↓↓↓

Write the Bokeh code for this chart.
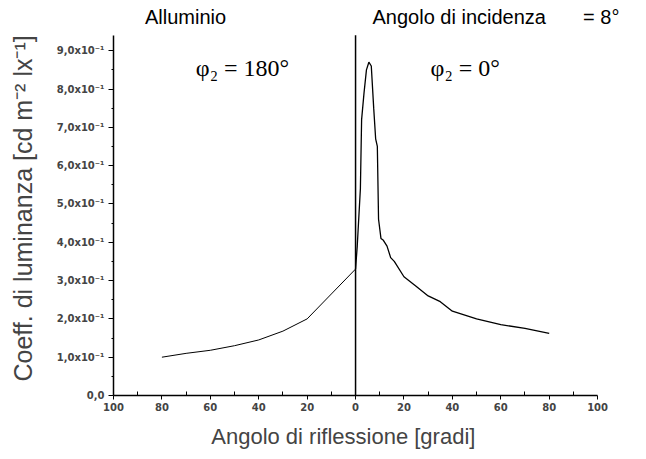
from bokeh.plotting import figure
from bokeh.models import Label, FixedTicker
from bokeh.embed import file_html
from bokeh.resources import INLINE

# Data (reflection angle in degrees; phi2=180 side plotted as negative)
left_x = [-80, -70, -60, -50, -40, -30, -20, -10, 0]
left_y = [1.0, 1.1, 1.18, 1.3, 1.45, 1.68, 2.0, 2.65, 3.3]

right_x = [0, 0.7, 2, 2.5, 3.5, 4.5, 5.5, 6.5, 7.5, 8.3, 9, 9.5, 10.5, 11.5, 13, 14.5, 16, 20, 25, 30, 35, 40, 50, 60, 70, 80]
right_y = [3.3, 3.9, 5.4, 7.2, 7.9, 8.5, 8.7, 8.6, 7.5, 6.7, 6.5, 4.6, 4.1, 4.05, 3.9, 3.6, 3.5, 3.1, 2.85, 2.6, 2.45, 2.2, 2.0, 1.85, 1.75, 1.62]

x_ticks = [-100, -80, -60, -40, -20, 0, 20, 40, 60, 80, 100]
x_tick_labels = ["100", "80", "60", "40", "20", "0", "20", "40", "60", "80", "100"]
y_ticks = [0, 1, 2, 3, 4, 5, 6, 7, 8, 9]
y_tick_labels = ["0,0"] + ["%d,0x10\u207b\u00b9" % k for k in range(1, 10)]

divider_x = [0, 0]
divider_y = [0, 9.4]

NB = "\u00a0"

p = figure(width=646, height=451, output_backend="svg", toolbar_location=None,
           x_range=(-100, 120.2), y_range=(0, 10.31),
           min_border_left=113, min_border_right=0, min_border_top=0, min_border_bottom=56)
p.outline_line_color = None
p.xgrid.grid_line_color = None
p.ygrid.grid_line_color = None
p.background_fill_color = "white"
p.border_fill_color = "white"

p.line(left_x, left_y, line_color="black", line_width=1)
p.line(right_x, right_y, line_color="black", line_width=1.3)
p.line(divider_x, divider_y, line_color="black", line_width=1.5)

# X axis
xa = p.xaxis[0]
xa.bounds = (-100, 100)
xa.ticker = FixedTicker(ticks=x_ticks, minor_ticks=list(range(-90, 100, 20)))
xa.major_label_overrides = {t: l for t, l in zip(x_ticks, x_tick_labels)}
xa.major_tick_out = 4
xa.major_tick_in = 0
xa.minor_tick_in = 4
xa.minor_tick_out = 0
xa.axis_line_width = 1.5
xa.major_label_text_font = "DejaVu Sans"
xa.major_label_text_font_style = "bold"
xa.major_label_text_font_size = "10px"
xa.major_label_standoff = 3
xa.axis_label = "Angolo di riflessione [gradi]" + NB * 12
xa.axis_label_text_font = "Liberation Sans"
xa.axis_label_text_font_style = "normal"
xa.axis_label_text_font_size = "22px"
xa.axis_label_standoff = 10

# Y axis
ya = p.yaxis[0]
ya.bounds = (0, 9.4)
ya.ticker = FixedTicker(ticks=y_ticks, minor_ticks=[0.5 + k for k in range(9)])
ya.major_label_overrides = {t: l for t, l in zip(y_ticks, y_tick_labels)}
ya.major_tick_out = 5
ya.major_tick_in = 0
ya.minor_tick_out = 2
ya.minor_tick_in = 0
ya.axis_line_width = 1.5
ya.major_label_text_font = "DejaVu Sans"
ya.major_label_text_font_style = "bold"
ya.major_label_text_font_size = "10px"
ya.major_label_standoff = 4
ya.axis_label = "Coeff. di luminanza [cd m\u207b\u00b2 lx\u207b\u00b9]" + NB * 3
ya.axis_label_text_font = "Liberation Sans"
ya.axis_label_text_font_style = "normal"
ya.axis_label_text_font_size = "25px"
ya.axis_label_standoff = 17

# Annotations
p.add_layout(Label(x=-87, y=9.87, text="Alluminio", text_font="Liberation Sans",
                   text_font_size="20px", text_baseline="middle", text_color="black"))
p.add_layout(Label(x=7, y=9.87, text="Angolo di incidenza", text_font="Liberation Sans",
                   text_font_size="20px", text_baseline="middle", text_color="black"))
p.add_layout(Label(x=94, y=9.87, text="= 8\u00b0", text_font="Liberation Sans",
                   text_font_size="20px", text_baseline="middle", text_color="black"))
p.add_layout(Label(x=-66, y=8.55, text="\u03c6\u2082 = 180\u00b0", text_font="Liberation Serif",
                   text_font_size="24px", text_baseline="middle", text_color="black"))
p.add_layout(Label(x=31, y=8.55, text="\u03c6\u2082 = 0\u00b0", text_font="Liberation Serif",
                   text_font_size="24px", text_baseline="middle", text_color="black"))

open("out.html", "w").write(file_html(p, INLINE))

↑↑↑

[Problem requirements] Write out the material above again, word for word, minus its pictures.

[Response to this exercise]
Write the Bokeh code for this chart.
from bokeh.plotting import figure
from bokeh.models import Label, FixedTicker
from bokeh.embed import file_html
from bokeh.resources import INLINE

# Data (reflection angle in degrees; phi2=180 side plotted as negative)
left_x = [-80, -70, -60, -50, -40, -30, -20, -10, 0]
left_y = [1.0, 1.1, 1.18, 1.3, 1.45, 1.68, 2.0, 2.65, 3.3]

right_x = [0, 0.7, 2, 2.5, 3.5, 4.5, 5.5, 6.5, 7.5, 8.3, 9, 9.5, 10.5, 11.5, 13, 14.5, 16, 20, 25, 30, 35, 40, 50, 60, 70, 80]
right_y = [3.3, 3.9, 5.4, 7.2, 7.9, 8.5, 8.7, 8.6, 7.5, 6.7, 6.5, 4.6, 4.1, 4.05, 3.9, 3.6, 3.5, 3.1, 2.85, 2.6, 2.45, 2.2, 2.0, 1.85, 1.75, 1.62]

x_ticks = [-100, -80, -60, -40, -20, 0, 20, 40, 60, 80, 100]
x_tick_labels = ["100", "80", "60", "40", "20", "0", "20", "40", "60", "80", "100"]
y_ticks = [0, 1, 2, 3, 4, 5, 6, 7, 8, 9]
y_tick_labels = ["0,0"] + ["%d,0x10\u207b\u00b9" % k for k in range(1, 10)]

divider_x = [0, 0]
divider_y = [0, 9.4]

NB = "\u00a0"

p = figure(width=646, height=451, output_backend="svg", toolbar_location=None,
           x_range=(-100, 120.2), y_range=(0, 10.31),
           min_border_left=113, min_border_right=0, min_border_top=0, min_border_bottom=56)
p.outline_line_color = None
p.xgrid.grid_line_color = None
p.ygrid.grid_line_color = None
p.background_fill_color = "white"
p.border_fill_color = "white"

p.line(left_x, left_y, line_color="black", line_width=1)
p.line(right_x, right_y, line_color="black", line_width=1.3)
p.line(divider_x, divider_y, line_color="black", line_width=1.5)

# X axis
xa = p.xaxis[0]
xa.bounds = (-100, 100)
xa.ticker = FixedTicker(ticks=x_ticks, minor_ticks=list(range(-90, 100, 20)))
xa.major_label_overrides = {t: l for t, l in zip(x_ticks, x_tick_labels)}
xa.major_tick_out = 4
xa.major_tick_in = 0
xa.minor_tick_in = 4
xa.minor_tick_out = 0
xa.axis_line_width = 1.5
xa.major_label_text_font = "DejaVu Sans"
xa.major_label_text_font_style = "bold"
xa.major_label_text_font_size = "10px"
xa.major_label_standoff = 3
xa.axis_label = "Angolo di riflessione [gradi]" + NB * 12
xa.axis_label_text_font = "Liberation Sans"
xa.axis_label_text_font_style = "normal"
xa.axis_label_text_font_size = "22px"
xa.axis_label_standoff = 10

# Y axis
ya = p.yaxis[0]
ya.bounds = (0, 9.4)
ya.ticker = FixedTicker(ticks=y_ticks, minor_ticks=[0.5 + k for k in range(9)])
ya.major_label_overrides = {t: l for t, l in zip(y_ticks, y_tick_labels)}
ya.major_tick_out = 5
ya.major_tick_in = 0
ya.minor_tick_out = 2
ya.minor_tick_in = 0
ya.axis_line_width = 1.5
ya.major_label_text_font = "DejaVu Sans"
ya.major_label_text_font_style = "bold"
ya.major_label_text_font_size = "10px"
ya.major_label_standoff = 4
ya.axis_label = "Coeff. di luminanza [cd m\u207b\u00b2 lx\u207b\u00b9]" + NB * 3
ya.axis_label_text_font = "Liberation Sans"
ya.axis_label_text_font_style = "normal"
ya.axis_label_text_font_size = "25px"
ya.axis_label_standoff = 17

# Annotations
p.add_layout(Label(x=-87, y=9.87, text="Alluminio", text_font="Liberation Sans",
                   text_font_size="20px", text_baseline="middle", text_color="black"))
p.add_layout(Label(x=7, y=9.87, text="Angolo di incidenza", text_font="Liberation Sans",
                   text_font_size="20px", text_baseline="middle", text_color="black"))
p.add_layout(Label(x=94, y=9.87, text="= 8\u00b0", text_font="Liberation Sans",
                   text_font_size="20px", text_baseline="middle", text_color="black"))
p.add_layout(Label(x=-66, y=8.55, text="\u03c6\u2082 = 180\u00b0", text_font="Liberation Serif",
                   text_font_size="24px", text_baseline="middle", text_color="black"))
p.add_layout(Label(x=31, y=8.55, text="\u03c6\u2082 = 0\u00b0", text_font="Liberation Serif",
                   text_font_size="24px", text_baseline="middle", text_color="black"))

open("out.html", "w").write(file_html(p, INLINE))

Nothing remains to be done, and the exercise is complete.